■ WORK TO BE COMPLETED
Quote word for word the lines below, beginning with the first and ending with the one that has "var rectPtFErr = [0.01, 0.02, 0.015];". Drop the pictures.

** Start RAW DATA **

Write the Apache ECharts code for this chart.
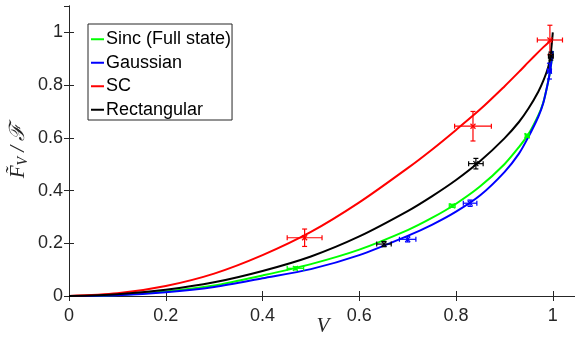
<!DOCTYPE html>
<html>
<head>
<meta charset="utf-8">
<script src="https://cdn.jsdelivr.net/npm/echarts@6/dist/echarts.min.js"></script>
<style>
  html, body { margin: 0; padding: 0; background: #fff; }
  #chart { width: 575px; height: 345px; }
</style>
</head>
<body>
<div id="chart"></div>
<script>
// curves, sampled at curveV
var curveV = [0, 0.1, 0.2, 0.3, 0.4, 0.5, 0.6, 0.7, 0.75, 0.8, 0.85, 0.9, 0.93, 0.95, 0.97, 0.98, 0.99, 0.995, 1];
var sincF = [0, 0.004, 0.017, 0.04, 0.078, 0.121, 0.176, 0.25, 0.296, 0.35, 0.416, 0.5, 0.565, 0.615, 0.685, 0.732, 0.81, 0.86, 0.93];
var gaussF = [0, 0.003, 0.014, 0.034, 0.067, 0.102, 0.155, 0.228, 0.27, 0.32, 0.382, 0.47, 0.54, 0.605, 0.68, 0.73, 0.81, 0.86, 0.93];
var scF = [0, 0.01, 0.038, 0.085, 0.155, 0.243, 0.355, 0.485, 0.555, 0.63, 0.708, 0.795, 0.85, 0.888, 0.925, 0.943, 0.96, 0.968, 0.976];
var rectF = [0, 0.007, 0.024, 0.052, 0.095, 0.15, 0.226, 0.322, 0.378, 0.44, 0.512, 0.598, 0.66, 0.712, 0.775, 0.815, 0.865, 0.908, 1.0];

// measured points with error bars
var sincPtV = [0.468, 0.792, 0.947];
var sincPtF = [0.105, 0.342, 0.608];
var sincPtVErr = [0.017, 0.006, 0.004];
var sincPtFErr = [0.006, 0.006, 0.006];

var gaussPtV = [0.70, 0.829, 0.993];
var gaussPtF = [0.215, 0.352, 0.853];
var gaussPtVErr = [0.017, 0.014, 0.004];
var gaussPtFErr = [0.01, 0.012, 0.03];

var scPtV = [0.487, 0.835, 0.994];
var scPtF = [0.221, 0.644, 0.971];
var scPtVErr = [0.036, 0.038, 0.026];
var scPtFErr = [0.033, 0.056, 0.056];

var rectPtV = [0.651, 0.841, 0.996];
var rectPtF = [0.197, 0.502, 0.91];
var rectPtVErr = [0.015, 0.015, 0.005];
var rectPtFErr = [0.01, 0.02, 0.015];

var xTicks = [0, 0.2, 0.4, 0.6, 0.8, 1];
var yTicks = [0, 0.2, 0.4, 0.6, 0.8, 1];

var names = ["Sinc (Full state)", "Gaussian", "SC", "Rectangular"];
var colors = ["#00ff00", "#0000ff", "#ff0000", "#000000"];

function pairs(xs, ys) {
    var out = [];
    for (var i = 0; i < xs.length; i++) out.push([xs[i], ys[i]]);
    return out;
}

function quads(xs, ys, dxs, dys) {
    var out = [];
    for (var i = 0; i < xs.length; i++) out.push([xs[i], ys[i], dxs[i], dys[i]]);
    return out;
}

function errorBars(color) {
    return function (params, api) {
        var x = api.value(0), y = api.value(1), dx = api.value(2), dy = api.value(3);
        var c = api.coord([x, y]);
        var l = api.coord([x - dx, y]);
        var r = api.coord([x + dx, y]);
        var t = api.coord([x, y + dy]);
        var b = api.coord([x, y - dy]);
        var cap = 2.5, m = 2.5;
        var st = { stroke: color, lineWidth: 1.2, fill: null };
        function seg(x1, y1, x2, y2) {
            return { type: "line", shape: { x1: x1, y1: y1, x2: x2, y2: y2 }, style: st };
        }
        return {
            type: "group",
            children: [
                seg(l[0], l[1], r[0], r[1]),
                seg(l[0], l[1] - cap, l[0], l[1] + cap),
                seg(r[0], r[1] - cap, r[0], r[1] + cap),
                seg(t[0], t[1], b[0], b[1]),
                seg(t[0] - cap, t[1], t[0] + cap, t[1]),
                seg(b[0] - cap, b[1], b[0] + cap, b[1]),
                seg(c[0] - m, c[1] - m, c[0] + m, c[1] + m),
                seg(c[0] - m, c[1] + m, c[0] + m, c[1] - m)
            ]
        };
    };
}

var textColor = "#262626";
var tickFont = { fontFamily: "Liberation Sans", fontSize: 18, color: textColor };

function tickText(list) {
    return function (v) {
        var r = Math.round(v * 10) / 10;
        return list.indexOf(r) >= 0 ? String(r) : "";
    };
}

function desenharGrafico() {
    var chart = echarts.init(document.getElementById("chart"), null, { renderer: "canvas" });
    var curves = [sincF, gaussF, scF, rectF];
    var points = [
        quads(sincPtV, sincPtF, sincPtVErr, sincPtFErr),
        quads(gaussPtV, gaussPtF, gaussPtVErr, gaussPtFErr),
        quads(scPtV, scPtF, scPtVErr, scPtFErr),
        quads(rectPtV, rectPtF, rectPtVErr, rectPtFErr)
    ];
    var series = [];
    for (var i = 0; i < names.length; i++) {
        series.push({
            name: names[i],
            type: "line",
            data: pairs(curveV, curves[i]),
            smooth: 0.3,
            showSymbol: false,
            color: colors[i],
            lineStyle: { width: 2, color: colors[i] },
            z: 2 + i
        });
    }
    for (var j = 0; j < names.length; j++) {
        series.push({
            name: names[j] + " data",
            type: "custom",
            renderItem: errorBars(colors[j]),
            data: points[j],
            z: 10
        });
    }
    var axisLine = { show: true, lineStyle: { color: textColor, width: 1 } };
    var option = {
        animation: false,
        backgroundColor: "#fff",
        grid: { left: 69, top: 6, right: -2, bottom: 49, containLabel: false, outerBoundsMode: "none" },
        xAxis: [
            {
                type: "value", min: 0, max: 1.05, interval: 0.2, position: "bottom",
                splitLine: { show: false }, axisLine: axisLine,
                axisTick: { inside: true, length: 5, lineStyle: { color: textColor } },
                axisLabel: Object.assign({ margin: 11, showMaxLabel: false, formatter: tickText(xTicks) }, tickFont),
                name: "V", nameLocation: "middle", nameGap: 20, nameMoveOverlap: false,
                nameTextStyle: { fontFamily: "Liberation Serif", fontStyle: "italic", fontSize: 21, color: textColor }
            },
            {
                type: "value", min: 0, max: 1.05, interval: 0.2, position: "top",
                splitLine: { show: false }, axisLine: axisLine,
                axisTick: { inside: true, length: 5, lineStyle: { color: textColor } },
                axisLabel: { show: false }
            }
        ],
        yAxis: [
            {
                type: "value", min: 0, max: 1.1, interval: 0.2, position: "left",
                splitLine: { show: false }, axisLine: axisLine,
                axisTick: { inside: true, length: 5, lineStyle: { color: textColor } },
                axisLabel: Object.assign({ margin: 6, showMaxLabel: false, formatter: tickText(yTicks) }, tickFont),
                name: "{f|F\u0303}{s|V}{f| / \u2131}",
                nameLocation: "middle", nameGap: 39, nameRotate: 90, nameMoveOverlap: false,
                nameTextStyle: {
                    color: textColor,
                    rich: {
                        f: { fontFamily: "Liberation Serif", fontStyle: "italic", fontSize: 21, lineHeight: 24, color: textColor },
                        s: { fontFamily: "Liberation Serif", fontStyle: "italic", fontSize: 14, lineHeight: 14, verticalAlign: "bottom", color: textColor }
                    }
                }
            },
            {
                type: "value", min: 0, max: 1.1, interval: 0.2, position: "right",
                splitLine: { show: false }, axisLine: axisLine,
                axisTick: { inside: true, length: 5, lineStyle: { color: textColor } },
                axisLabel: { show: false }
            }
        ],
        legend: {
            data: names,
            orient: "vertical",
            left: 88, top: 24,
            icon: "rect", itemWidth: 13, itemHeight: 2, itemGap: 5,
            padding: [6, 1, 1, 3],
            backgroundColor: "#fff",
            borderColor: textColor, borderWidth: 1, borderRadius: 0,
            selectedMode: false,
            textStyle: { fontFamily: "Liberation Sans", fontSize: 18, lineHeight: 18.5, color: "#000", padding: [0, 0, 0, -3] }
        },
        series: series
    };
    chart.setOption(option);
}

desenharGrafico();
</script>
</body>
</html>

** End RAW DATA **

■ SOLUTION BELOW
Write the Apache ECharts code for this chart.
<!DOCTYPE html>
<html>
<head>
<meta charset="utf-8">
<script src="https://cdn.jsdelivr.net/npm/echarts@6/dist/echarts.min.js"></script>
<style>
  html, body { margin: 0; padding: 0; background: #fff; }
  #chart { width: 575px; height: 345px; }
</style>
</head>
<body>
<div id="chart"></div>
<script>
// curves, sampled at curveV
var curveV = [0, 0.1, 0.2, 0.3, 0.4, 0.5, 0.6, 0.7, 0.75, 0.8, 0.85, 0.9, 0.93, 0.95, 0.97, 0.98, 0.99, 0.995, 1];
var sincF = [0, 0.004, 0.017, 0.04, 0.078, 0.121, 0.176, 0.25, 0.296, 0.35, 0.416, 0.5, 0.565, 0.615, 0.685, 0.732, 0.81, 0.86, 0.93];
var gaussF = [0, 0.003, 0.014, 0.034, 0.067, 0.102, 0.155, 0.228, 0.27, 0.32, 0.382, 0.47, 0.54, 0.605, 0.68, 0.73, 0.81, 0.86, 0.93];
var scF = [0, 0.01, 0.038, 0.085, 0.155, 0.243, 0.355, 0.485, 0.555, 0.63, 0.708, 0.795, 0.85, 0.888, 0.925, 0.943, 0.96, 0.968, 0.976];
var rectF = [0, 0.007, 0.024, 0.052, 0.095, 0.15, 0.226, 0.322, 0.378, 0.44, 0.512, 0.598, 0.66, 0.712, 0.775, 0.815, 0.865, 0.908, 1.0];

// measured points with error bars
var sincPtV = [0.468, 0.792, 0.947];
var sincPtF = [0.105, 0.342, 0.608];
var sincPtVErr = [0.017, 0.006, 0.004];
var sincPtFErr = [0.006, 0.006, 0.006];

var gaussPtV = [0.70, 0.829, 0.993];
var gaussPtF = [0.215, 0.352, 0.853];
var gaussPtVErr = [0.017, 0.014, 0.004];
var gaussPtFErr = [0.01, 0.012, 0.03];

var scPtV = [0.487, 0.835, 0.994];
var scPtF = [0.221, 0.644, 0.971];
var scPtVErr = [0.036, 0.038, 0.026];
var scPtFErr = [0.033, 0.056, 0.056];

var rectPtV = [0.651, 0.841, 0.996];
var rectPtF = [0.197, 0.502, 0.91];
var rectPtVErr = [0.015, 0.015, 0.005];
var rectPtFErr = [0.01, 0.02, 0.015];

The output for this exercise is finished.